Electric vehicles illustrate the risk well. Battery costs are falling rapidly through innovation, making electric cars increasingly attractive. But the same trend is driving cars to become larger, heavier, and equipped with ever-bigger batteries, so that much of the efficiency gain is not converted into real sustainability gain. 

It makes technology alone insufficient as a measure; we need policy to prevent those technical gains from being swallowed up by increased consumption. In the car example, setting a maximum battery capacity for passenger cars could prevent resources being used on unnecessarily large batteries for unnecessarily heavy vehicles. Innovation must be part of any transition, but relying on technology without providing regulatory direction is wishful thinking.

Learning, scaling and accelerating

The Netherlands faces major challenges that require economic transitions, as do most other countries. Our survey suggests that many Dutch people understand this and are often willing to make sacrifices, provided costs are shared fairly. At the same time, polarisation is a real risk: as sustainable behaviour spreads, so can organised resistance from those who experience the costs.

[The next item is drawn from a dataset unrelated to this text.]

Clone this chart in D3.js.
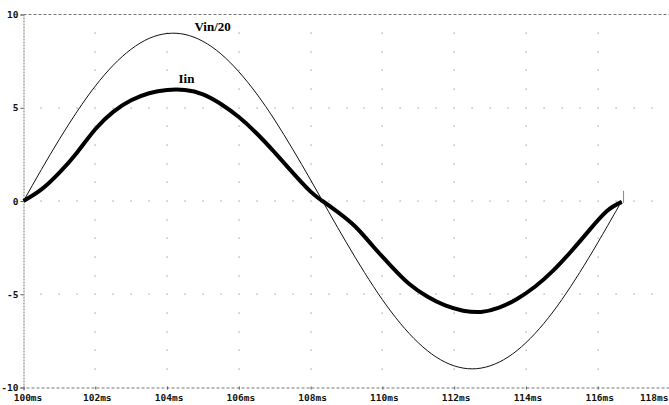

Policymakers need to keep both forces in view. Some transitions are gaining ground. The energy transition is picking up pace. But progress is uneven, and the gap between what is happening and what is needed remains large — in the Netherlands, in Europe, and globally.

The lessons are not complicated and can be applied beyond the Netherlands. Transitions need to feel fair. They need early wins. They need honest communication about what is at stake and a credible vision of what comes after. This survey confirms what transition research has long suggested: broad support exists, but it is fragile. It needs to be earned, and kept.

Learning, adapting, accelerating. That is the work.